This story was first published in the August/September Health & Wellness issue of sister publication Irish America magazine. To read more features from the issue, click here.
My grandmother Nora MacNamara (née Hickey) turned 100 on June 15, 2014. From her retirement home on the Dingle peninsula, County Kerry – snuggled in the foothills of the Slieve Mish mountains and overlooking the clear blue Atlantic ocean – family and friends gathered to celebrate the centenary of a woman known to her grandchildren as simply ‘Granny Mac.’
What was the secret to Granny Mac’s old age and good health, many wanted to know.
Well, the beautiful surrounds of this corner of North Kerry provide a clue. The local area provides ample opportunity for fresh air, swimming, and mountain walking, even for a town girl like Nora, who was born and brought up in the county town, Tralee. As a teenager, Nora would cycle everywhere and swim often.
A fellow resident in her retirement home is Mary Crean, daughter of Tom Crean, the famed Antarctic explorer, who left the nearby village of Anascaul to join Ernest Shackleton’s heroic polar expeditions of the early twentieth century.
It would seem, therefore, that there is something in the Kerry air, in the people’s oneness with nature, that confers a resilience that matures into hardy old age. Not to mention the dietary benefits of plentiful local fresh fish and the pride that comes from her fluency in the Irish language, a linguistic identity shared with many in this part of the world.
But the romance of this explanation overlooks some of the harsh realities of my grandmother’s life.
Born just before the outbreak of the First World War in 1914, Nora lived through tumultuous events. As a child she remembers the cruelty of the ‘Black and Tans’ during the Irish War of Independence, a ruthless British military outfit sent to put down the nationalist Irish Republican Army. Six-year-old Nora felt the cold steel of a gun pressed against her young skull. Others were not so lucky.
The young Granny Mac, who grew to be a devotee of the republican leader Eamon de Valera, was just eight years old when one of the worst atrocities of the Irish Civil War occurred on her doorstep. At Ballyseedy, just outside Tralee, a dozen republicans were shackled to a large mine, which was then detonated. Older than the Irish state (which came into being in 1922), and having seen the cruelties performed in its name, my grandmother has always possessed a certain wariness about the very state itself.

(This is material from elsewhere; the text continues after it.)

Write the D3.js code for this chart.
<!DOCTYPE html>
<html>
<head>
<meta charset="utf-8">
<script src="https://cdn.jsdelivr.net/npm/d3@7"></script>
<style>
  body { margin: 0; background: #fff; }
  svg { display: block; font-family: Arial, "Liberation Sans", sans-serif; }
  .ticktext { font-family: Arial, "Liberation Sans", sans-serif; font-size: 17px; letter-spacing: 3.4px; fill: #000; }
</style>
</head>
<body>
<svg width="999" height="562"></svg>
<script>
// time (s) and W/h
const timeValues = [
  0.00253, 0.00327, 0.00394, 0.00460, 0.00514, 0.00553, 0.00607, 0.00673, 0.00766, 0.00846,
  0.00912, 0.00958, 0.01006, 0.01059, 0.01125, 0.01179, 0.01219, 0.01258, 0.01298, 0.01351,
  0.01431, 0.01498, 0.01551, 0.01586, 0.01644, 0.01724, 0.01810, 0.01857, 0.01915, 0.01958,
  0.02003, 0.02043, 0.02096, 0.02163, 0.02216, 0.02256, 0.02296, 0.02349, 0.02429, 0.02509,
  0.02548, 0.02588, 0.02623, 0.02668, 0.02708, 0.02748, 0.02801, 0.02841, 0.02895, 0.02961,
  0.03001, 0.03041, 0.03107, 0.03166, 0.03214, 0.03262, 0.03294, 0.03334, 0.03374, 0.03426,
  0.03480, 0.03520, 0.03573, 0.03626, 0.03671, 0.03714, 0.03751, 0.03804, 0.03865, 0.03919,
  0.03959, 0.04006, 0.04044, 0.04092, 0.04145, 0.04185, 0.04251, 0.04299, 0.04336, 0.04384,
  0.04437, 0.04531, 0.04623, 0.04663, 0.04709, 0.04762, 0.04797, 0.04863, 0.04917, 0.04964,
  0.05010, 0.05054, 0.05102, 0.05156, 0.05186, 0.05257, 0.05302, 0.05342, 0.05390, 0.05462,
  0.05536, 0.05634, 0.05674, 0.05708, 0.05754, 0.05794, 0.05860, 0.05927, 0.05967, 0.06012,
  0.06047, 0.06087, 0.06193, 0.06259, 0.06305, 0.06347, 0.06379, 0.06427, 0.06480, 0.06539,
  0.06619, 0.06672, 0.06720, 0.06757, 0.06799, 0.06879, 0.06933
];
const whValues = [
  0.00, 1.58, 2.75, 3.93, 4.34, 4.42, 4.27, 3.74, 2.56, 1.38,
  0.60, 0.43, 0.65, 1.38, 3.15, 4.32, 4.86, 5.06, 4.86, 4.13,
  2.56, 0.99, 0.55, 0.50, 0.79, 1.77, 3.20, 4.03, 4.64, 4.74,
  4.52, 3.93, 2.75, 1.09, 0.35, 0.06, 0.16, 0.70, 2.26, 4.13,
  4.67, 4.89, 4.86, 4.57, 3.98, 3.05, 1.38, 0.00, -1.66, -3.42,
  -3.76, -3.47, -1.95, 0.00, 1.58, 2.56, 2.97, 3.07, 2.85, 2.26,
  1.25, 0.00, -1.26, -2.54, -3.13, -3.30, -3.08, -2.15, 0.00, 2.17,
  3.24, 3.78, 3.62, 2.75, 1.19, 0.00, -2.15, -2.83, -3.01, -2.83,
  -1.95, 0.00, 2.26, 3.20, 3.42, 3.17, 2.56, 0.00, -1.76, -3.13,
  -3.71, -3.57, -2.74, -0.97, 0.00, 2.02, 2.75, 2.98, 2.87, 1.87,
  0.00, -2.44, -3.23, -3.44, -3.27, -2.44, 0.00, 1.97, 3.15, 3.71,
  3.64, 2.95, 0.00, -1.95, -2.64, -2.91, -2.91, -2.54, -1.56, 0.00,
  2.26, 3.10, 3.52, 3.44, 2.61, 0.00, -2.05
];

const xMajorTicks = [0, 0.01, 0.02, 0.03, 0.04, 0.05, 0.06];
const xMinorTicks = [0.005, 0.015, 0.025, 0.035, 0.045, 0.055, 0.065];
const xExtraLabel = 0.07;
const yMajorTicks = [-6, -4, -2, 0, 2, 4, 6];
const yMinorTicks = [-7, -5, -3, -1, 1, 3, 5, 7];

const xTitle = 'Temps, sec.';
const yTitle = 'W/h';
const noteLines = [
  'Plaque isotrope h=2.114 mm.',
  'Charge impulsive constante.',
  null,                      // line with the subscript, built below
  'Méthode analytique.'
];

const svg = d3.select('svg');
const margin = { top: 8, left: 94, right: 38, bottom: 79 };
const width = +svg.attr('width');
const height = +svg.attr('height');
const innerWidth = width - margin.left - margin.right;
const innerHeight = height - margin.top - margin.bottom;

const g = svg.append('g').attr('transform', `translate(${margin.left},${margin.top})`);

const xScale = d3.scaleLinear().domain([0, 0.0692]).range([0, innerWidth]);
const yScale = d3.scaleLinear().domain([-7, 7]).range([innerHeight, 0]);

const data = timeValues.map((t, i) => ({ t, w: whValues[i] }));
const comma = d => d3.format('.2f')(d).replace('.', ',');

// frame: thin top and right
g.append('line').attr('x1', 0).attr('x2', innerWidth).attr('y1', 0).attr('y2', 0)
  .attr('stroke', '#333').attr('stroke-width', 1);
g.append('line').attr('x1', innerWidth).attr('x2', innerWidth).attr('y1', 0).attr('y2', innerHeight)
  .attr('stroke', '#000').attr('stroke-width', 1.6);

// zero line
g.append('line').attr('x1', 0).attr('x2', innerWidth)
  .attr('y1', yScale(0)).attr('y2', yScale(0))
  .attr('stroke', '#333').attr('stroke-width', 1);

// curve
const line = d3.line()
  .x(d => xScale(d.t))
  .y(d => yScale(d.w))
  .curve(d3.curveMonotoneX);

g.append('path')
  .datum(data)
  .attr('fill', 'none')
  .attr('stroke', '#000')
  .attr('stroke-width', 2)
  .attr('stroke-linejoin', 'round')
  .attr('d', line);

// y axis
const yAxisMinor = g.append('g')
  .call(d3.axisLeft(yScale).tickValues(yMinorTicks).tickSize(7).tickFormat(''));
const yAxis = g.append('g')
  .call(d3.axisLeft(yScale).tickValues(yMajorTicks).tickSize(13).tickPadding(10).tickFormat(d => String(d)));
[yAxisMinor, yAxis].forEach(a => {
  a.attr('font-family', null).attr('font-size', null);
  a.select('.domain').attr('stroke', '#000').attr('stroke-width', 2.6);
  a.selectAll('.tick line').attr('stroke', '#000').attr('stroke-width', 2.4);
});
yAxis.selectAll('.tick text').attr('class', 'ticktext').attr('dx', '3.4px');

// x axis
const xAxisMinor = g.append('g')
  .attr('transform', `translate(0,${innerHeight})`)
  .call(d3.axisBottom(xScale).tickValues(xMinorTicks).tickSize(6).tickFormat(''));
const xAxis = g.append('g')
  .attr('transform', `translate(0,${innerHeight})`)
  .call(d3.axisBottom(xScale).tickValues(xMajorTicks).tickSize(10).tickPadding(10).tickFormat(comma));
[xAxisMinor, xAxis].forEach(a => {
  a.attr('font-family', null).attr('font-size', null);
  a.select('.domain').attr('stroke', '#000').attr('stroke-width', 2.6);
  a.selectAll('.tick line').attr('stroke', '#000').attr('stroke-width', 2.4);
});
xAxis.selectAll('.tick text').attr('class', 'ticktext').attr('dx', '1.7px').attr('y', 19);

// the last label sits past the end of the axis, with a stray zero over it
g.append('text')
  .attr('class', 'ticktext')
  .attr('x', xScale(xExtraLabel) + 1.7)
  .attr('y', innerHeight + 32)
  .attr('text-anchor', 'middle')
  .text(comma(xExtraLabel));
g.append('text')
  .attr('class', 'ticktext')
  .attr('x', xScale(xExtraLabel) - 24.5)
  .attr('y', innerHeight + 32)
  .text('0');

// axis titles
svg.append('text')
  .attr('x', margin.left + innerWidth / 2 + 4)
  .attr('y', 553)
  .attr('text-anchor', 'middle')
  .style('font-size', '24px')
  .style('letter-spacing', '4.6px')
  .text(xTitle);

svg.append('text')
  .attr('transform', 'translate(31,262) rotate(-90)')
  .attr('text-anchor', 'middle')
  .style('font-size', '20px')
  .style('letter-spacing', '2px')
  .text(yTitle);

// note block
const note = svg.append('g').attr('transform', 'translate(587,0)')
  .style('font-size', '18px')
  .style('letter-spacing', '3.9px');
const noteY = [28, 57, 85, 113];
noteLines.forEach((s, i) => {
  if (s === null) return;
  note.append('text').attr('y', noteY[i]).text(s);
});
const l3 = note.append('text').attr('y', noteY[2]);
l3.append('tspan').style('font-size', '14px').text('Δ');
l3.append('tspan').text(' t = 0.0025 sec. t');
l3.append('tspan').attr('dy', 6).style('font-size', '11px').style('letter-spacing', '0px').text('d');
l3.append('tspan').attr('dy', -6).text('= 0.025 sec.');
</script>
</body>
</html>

This wise skepticism – perhaps better described as quiet stoicism – was also forged by family circumstances. Nora’s grandfather was killed while a young man, trampled by a horse while laboring on a local farm.
A wayward uncle then stole off with the inheritance, emigrating to America where he drank all the family money, dying penniless and vagrant, leaving the rest of the family facing hard times. Consequently, many in her family had to emigrate. Another uncle, Canon Bryan Hickey, moved to England, where he covertly assisted the old IRA by stashing sticks of dynamite in his Manchester parochial house. Yet another uncle, John F. Healy, moved State-side, where he rose to become a renowned Fire Chief in Denver. Others in the family would die young: victims of Ireland’s poor public health record in the early twentieth century.
But the most important secret to old age, according to Granny Mac, is not diet, nor environment, nor the inner strength that comes by overcoming hardship. It is, for her, a matter of faith. On every wall of her creaking old house you are met with images of the saints, of the Virgin Mary, or of the dying Christ. Prayer is integral to her life and has guided her through much grief. It is this simple devotion to the Catholic faith (she still performs her daily decades of the rosary) that has sustained her so long.
And so, if you are to ask her opinion on the secret to old age and good health, she will simply say ‘Le cúnamh Dé’ – with God’s help – all will go well.